The 19th century Prussian military strategist Carl von Clausewitz wrote of “the factors on which action in war is based” being “wrapped in a fog of greater or lesser uncertainty”.

Brexit too has generated an enormous fog to hide the conflicting interests, both material and ideological, between the British capitalist class and their EU ‘partners’, and between the different economic and political fractions within the capitalist classes of all the 28 EU nation states.

Above all, it has obscured the most fundamental clash of interests, that between the capitalists as a whole and the working class. The task of socialists is to point out this irreconcilable gulf at each stage and put forward an independent working-class programme.

This means explaining the anti-working class character of the EU bosses’ club and its policies but without bolstering illusions in capitalist alternatives.

In this respect, the Morning Star’s attempt (13 September) to answer the latest disinvestment warning by the Jaguar Land Rover chief executive is a model of what not to do.

Not even raising basic socialist demands, like opening the books to trade union inspection or nationalisation, they argue instead that “new opportunities to promote exports after Brexit could prove beneficial for companies willing to seize them instead of peddling the same old doom and gloom”, completely blurring the class lines.

It is necessary to repeat again.
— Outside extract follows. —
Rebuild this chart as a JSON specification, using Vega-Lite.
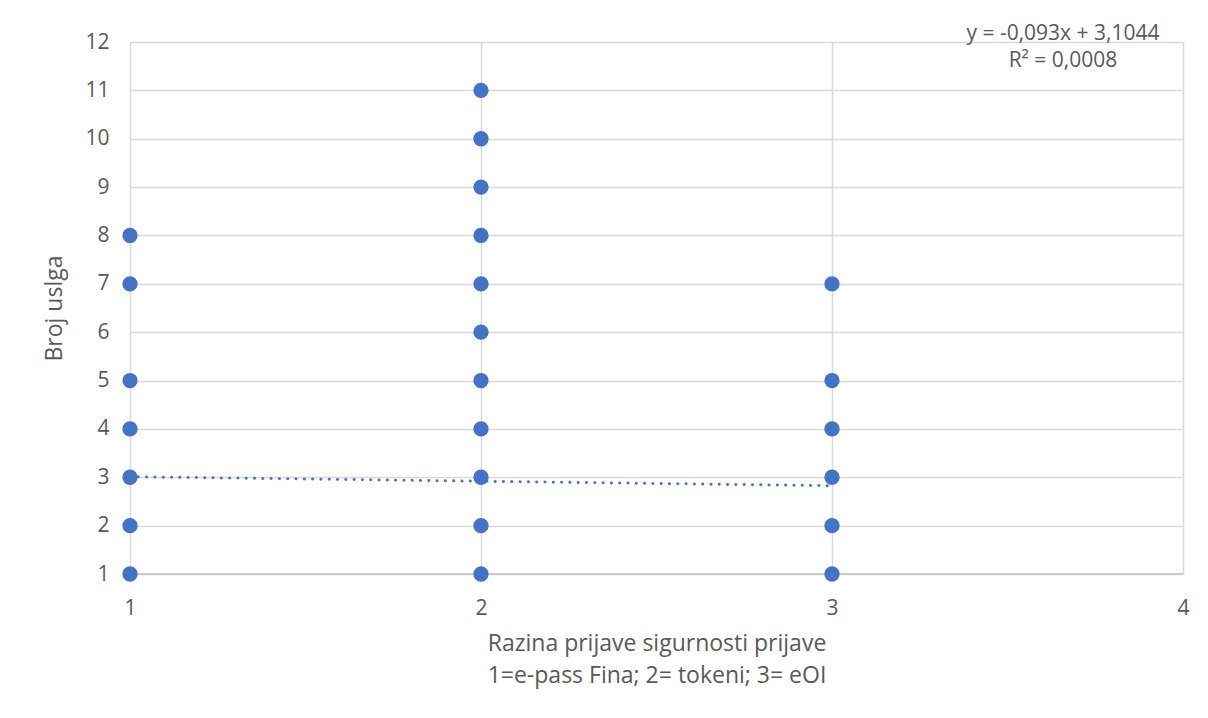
{
  "$schema": "https://vega.github.io/schema/vega-lite/v6.json",
  "width": 1053,
  "height": 532,
  "autosize": {"type": "none"},
  "padding": {"left": 130, "top": 42, "right": 25, "bottom": 144},
  "background": "white",
  "config": {
    "font": "Open Sans",
    "view": {"stroke": null},
    "axis": {
      "labelFont": "Open Sans",
      "titleFont": "Open Sans",
      "labelColor": "#595959",
      "titleColor": "#595959",
      "labelFontSize": 21,
      "titleFontSize": 23,
      "titleFontWeight": "normal",
      "gridColor": "#d9d9d9",
      "gridWidth": 1.5,
      "ticks": false,
      "domain": false,
      "labelFlush": false
    }
  },
  "datasets": {
    "points": [
      {"razina": 1, "broj": 1}, {"razina": 1, "broj": 2}, {"razina": 1, "broj": 3},
      {"razina": 1, "broj": 4}, {"razina": 1, "broj": 5}, {"razina": 1, "broj": 7},
      {"razina": 1, "broj": 8},
      {"razina": 2, "broj": 1}, {"razina": 2, "broj": 2}, {"razina": 2, "broj": 3},
      {"razina": 2, "broj": 4}, {"razina": 2, "broj": 5}, {"razina": 2, "broj": 6},
      {"razina": 2, "broj": 7}, {"razina": 2, "broj": 8}, {"razina": 2, "broj": 9},
      {"razina": 2, "broj": 10}, {"razina": 2, "broj": 11},
      {"razina": 3, "broj": 1}, {"razina": 3, "broj": 2}, {"razina": 3, "broj": 3},
      {"razina": 3, "broj": 4}, {"razina": 3, "broj": 5}, {"razina": 3, "broj": 7}
    ],
    "trend": [
      {"razina": 1, "broj": 3.0114},
      {"razina": 3, "broj": 2.8254}
    ],
    "labels": [
      {"razina": 3.658, "broj": 12.17, "text": "y = -0,093x + 3,1044"},
      {"razina": 3.658, "broj": 11.61, "text": "R² = 0,0008"}
    ],
    "baseline": [
      {"razina": 1, "broj": 1},
      {"razina": 4, "broj": 1}
    ]
  },
  "layer": [
    {
      "data": {"name": "points"},
      "mark": {"type": "point", "filled": true, "opacity": 1, "size": 0, "color": "#4472C4"},
      "encoding": {
        "x": {
          "field": "razina", "type": "quantitative",
          "scale": {"domain": [1, 4], "nice": false, "zero": false},
          "axis": {
            "values": [1, 2, 3, 4], "format": "d", "grid": true, "labelPadding": 23,
            "title": ["Razina prijave sigurnosti prijave", "1=e-pass Fina; 2= tokeni; 3= eOI"],
            "titlePadding": 14, "titleLineHeight": 32
          }
        },
        "y": {
          "field": "broj", "type": "quantitative",
          "scale": {"domain": [1, 12], "nice": false, "zero": false},
          "axis": {
            "values": [1, 2, 3, 4, 5, 6, 7, 8, 9, 10, 11, 12], "format": "d", "grid": true, "labelPadding": 21,
            "title": "Broj uslga", "titlePadding": 18
          }
        }
      }
    },
    {
      "data": {"name": "baseline"},
      "mark": {"type": "line", "color": "#bfbfbf", "strokeWidth": 1.5},
      "encoding": {
        "x": {"field": "razina", "type": "quantitative"},
        "y": {"field": "broj", "type": "quantitative"}
      }
    },
    {
      "data": {"name": "points"},
      "mark": {"type": "point", "filled": true, "opacity": 1, "size": 235, "color": "#4472C4", "shape": "circle"},
      "encoding": {
        "x": {"field": "razina", "type": "quantitative"},
        "y": {"field": "broj", "type": "quantitative"}
      }
    },
    {
      "data": {"name": "trend"},
      "mark": {"type": "line", "color": "#4472C4", "strokeWidth": 3, "strokeCap": "round", "strokeDash": [0.1, 8.2]},
      "encoding": {
        "x": {"field": "razina", "type": "quantitative"},
        "y": {"field": "broj", "type": "quantitative"}
      }
    },
    {
      "data": {"name": "labels"},
      "mark": {"type": "text", "font": "Open Sans", "fontSize": 21, "color": "#595959", "align": "center", "baseline": "middle", "clip": false},
      "encoding": {
        "x": {"field": "razina", "type": "quantitative"},
        "y": {"field": "broj", "type": "quantitative"},
        "text": {"field": "text"}
      }
    }
  ]
}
Neither a reversal of the 2016 referendum result nor a capitalist Brexit – blindfold, soft, hard, or no deal – can meet the interests of the working classes of Britain and Europe.

The EU is a bosses’ club, designed to be ‘beneficial for companies’! The economic outlook for British capitalism in a global downturn will not be one of ‘new export opportunities’, in or out of the EU treaties!

There is still time for the labour movement to clear the fog of Brexit. But only by fighting for a socialist and internationalist alternative to the EU and to capitalism across the globe.